Unique to our study, we delineated the mutation-related phenotype in large consanguineous kindred with 4 homozygous and 7 heterozygous individuals, as well as 5 wild type family members. This unique kindred, of few identified thus far, allows insights as to phenotypic effects in heterozygotes versus homozygotes of the same mutation. As evident in Table 2, although the cohort is too small to establish statistical significance, the data clearly point to early-onset obesity in individuals homozygous for the MC4R mutation: of the children (ages 1–7 years) within the kindred, the two homozygotes were morbidly obese (BMI 37 and 37; Z scores 3.12, 3.08) as compared to the two wild type individuals (BMI 18 and 17) and the heterozygous individual (BMI 17) that were within normal BMI values (85th BMI-per age percentile). In fact, in spite of the fact that a single kindred is described, the clear morbid obesity (average BMI 44.83) in homozygous individuals is statistically significant compared to the overweight (average BMI 29.22) in heterozygous individuals and the higher end of normal weight (average BMI 24.46) seen in wild type family members. This is in line with previous reports, showing a dramatically more consistent and severe obesity phenotype in homozygotes for MC4R mutations than in heterozygotes [16]. Furthermore, the obesity in the homozygotes is of early onset, with BMI Z scores ~ 3 in individuals ages 5–10 years. While previous studies of MC4R heterozygotes have shown age-dependent differences in expressivity and a stronger effect in females [16, 18,19,20,21, 34], the cohort in the present study is too small to reach conclusions in this regard. Interestingly, although all affected individuals share the same mutation and reside in the same environment (practically the same household), there is variability in phenotypic expression, in the heterozygous individuals in particular, suggesting possible effects of modifier genes. In fact, future studies of such kindreds might be conducive to elucidation of such modifiers.
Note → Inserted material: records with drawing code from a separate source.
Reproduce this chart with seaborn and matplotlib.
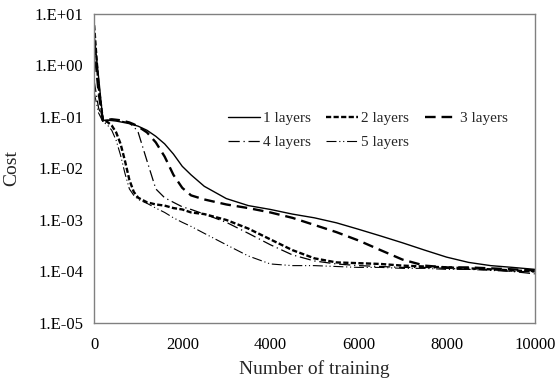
import numpy as np
import pandas as pd
import matplotlib
matplotlib.use("Agg")
import matplotlib.pyplot as plt
import seaborn as sns
from matplotlib.ticker import FuncFormatter, FixedLocator, NullLocator

steps = [0, 100, 200, 300, 400, 500, 600, 700, 800, 900, 1000, 1200, 1400, 1600, 1800,
         2000, 2200, 2500, 3000, 3500, 4000, 4500, 5000, 5500, 6000, 6500, 7000, 7500,
         8000, 8500, 9000, 9500, 10000]

cost_1 = [4, 0.6, 0.085, 0.086, 0.085, 0.083, 0.08, 0.077, 0.074, 0.07, 0.066, 0.055, 0.042,
          0.03, 0.019, 0.011, 0.0075, 0.0045, 0.0026, 0.0019, 0.0016, 0.0013, 0.0011, 0.00088,
          0.00066, 0.00049, 0.00036, 0.00026, 0.00019, 0.00015, 0.00013, 0.00012, 0.00011]
cost_2 = [6, 0.4, 0.085, 0.08, 0.068, 0.05, 0.03, 0.014, 0.006, 0.0035, 0.0027, 0.0022, 0.002,
          0.0019, 0.0017, 0.0016, 0.0014, 0.0013, 0.001, 0.00068, 0.00042, 0.00026, 0.00018,
          0.00015, 0.000145, 0.00014, 0.00013, 0.000125, 0.00012, 0.000115, 0.00011, 0.000105, 0.0001]
cost_3 = [2.5, 0.3, 0.085, 0.088, 0.09, 0.088, 0.086, 0.082, 0.078, 0.072, 0.065, 0.05, 0.032,
          0.017, 0.0075, 0.0042, 0.003, 0.0025, 0.002, 0.0017, 0.0014, 0.0011, 0.0008, 0.00058,
          0.0004, 0.00026, 0.00017, 0.00013, 0.00012, 0.00012, 0.000115, 0.00011, 0.000105]
cost_4 = [0.5, 0.15, 0.085, 0.087, 0.086, 0.085, 0.083, 0.08, 0.075, 0.065, 0.05, 0.014, 0.004,
          0.0027, 0.0022, 0.0018, 0.0016, 0.0013, 0.0009, 0.00055, 0.00033, 0.00021, 0.00016,
          0.00014, 0.00013, 0.000125, 0.00012, 0.00012, 0.000115, 0.00011, 0.00011, 0.0001, 0.00009]
cost_5 = [0.3, 0.12, 0.08, 0.07, 0.055, 0.035, 0.018, 0.008, 0.004, 0.003, 0.0025, 0.0021,
          0.0017, 0.0014, 0.0011, 0.0009, 0.00075, 0.00055, 0.00033, 0.0002, 0.00014, 0.00013,
          0.00013, 0.000125, 0.00012, 0.00012, 0.000115, 0.000115, 0.00011, 0.00011, 0.000105,
          0.0001, 0.0001]

labels = ["1 layers", "2 layers", "3 layers", "4 layers", "5 layers"]
series = [cost_1, cost_2, cost_3, cost_4, cost_5]

df = pd.concat([pd.DataFrame({"step": steps, "cost": s, "series": lab})
                for lab, s in zip(labels, series)], ignore_index=True)

sns.set_style("white")
plt.rcParams["font.family"] = ["Liberation Serif", "DejaVu Serif"]

fig = plt.figure(figsize=(5.57, 3.85), dpi=100)
ax = fig.add_axes([0.169, 0.161, 0.791, 0.803])

dashes = {
    "1 layers": "",
    "2 layers": (2.2, 1.0),
    "3 layers": (4.5, 2.5),
    "4 layers": (9, 3, 1, 3),
    "5 layers": (9, 2.5, 1, 2.5, 1, 2.5),
}
widths = {"1 layers": 1.0, "2 layers": 1.7, "3 layers": 1.7, "4 layers": 0.9, "5 layers": 0.8}

for lab in labels:
    sub = df[df["series"] == lab]
    sns.lineplot(data=sub, x="step", y="cost", ax=ax, color="black",
                 lw=widths[lab], label=lab, legend=False)
    line = ax.lines[-1]
    if dashes[lab]:
        line.set_dashes(dashes[lab])

ax.set_yscale("log")
ax.set_ylim(1e-5, 1e1)
ax.set_xlim(0, 10000)
ax.yaxis.set_major_locator(FixedLocator([1e-5, 1e-4, 1e-3, 1e-2, 1e-1, 1e0, 1e1]))
ax.yaxis.set_minor_locator(NullLocator())
ax.yaxis.set_major_formatter(FuncFormatter(lambda v, p: "1.E{:+03d}".format(int(round(np.log10(v))))))
ax.set_xticks([0, 2000, 4000, 6000, 8000, 10000])

for sp in ax.spines.values():
    sp.set_color("#808080")
    sp.set_linewidth(1.0)
ax.tick_params(axis="both", direction="in", length=4, width=1, color="#808080",
               labelsize=12, labelcolor="black", pad=8)
ax.tick_params(axis="x", pad=10)

ax.set_xlabel("Number of training", fontsize=14, labelpad=5)
ax.set_ylabel("Cost", fontsize=14, labelpad=10)

handles = ax.lines[:5]
order = [0, 3, 1, 4, 2]
leg = ax.legend([handles[i] for i in order], [labels[i] for i in order], ncol=3,
                loc="upper left", bbox_to_anchor=(0.29, 0.705), frameon=False,
                fontsize=11, handlelength=2.1, handletextpad=0.2, columnspacing=1.0,
                labelspacing=0.7, borderaxespad=0)

fig.savefig("out.png", dpi=100)
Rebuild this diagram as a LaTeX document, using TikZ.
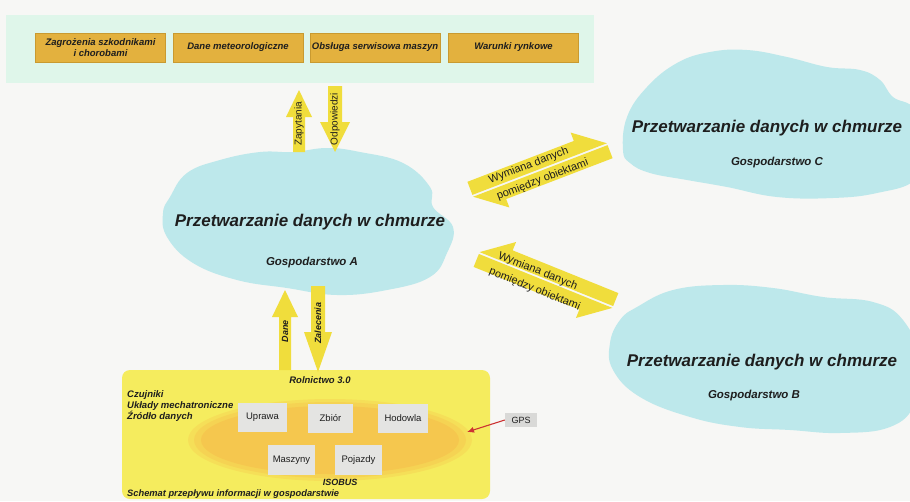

Previous reports of homozygotes vs heterozygotes of the same MC4R mutations did not systematically describe related blood biochemistry values. Fasting blood triglycerides, cholesterol, LDL, HDL, glucose and HbA1C levels were measured for most individuals in our studied kindred. As seen in Table 2, only the eldest of the 4 homozygous individuals (III:5, Fig. 1a, age 30–35 years) had extremely high levels of cholesterol, triglycerides, LDL, glucose and HbA1C, while the other 3 (ages 5–10 and 25–30 years) had normal values. Similarly, of the 7 heterozygotes, high levels of triglycerides, glucose and HbA1C were found only in the eldest individual (age range 55–60 years vs age ranges 5–10, 20–25, 25–30, 25–30, 25–30, 30–35).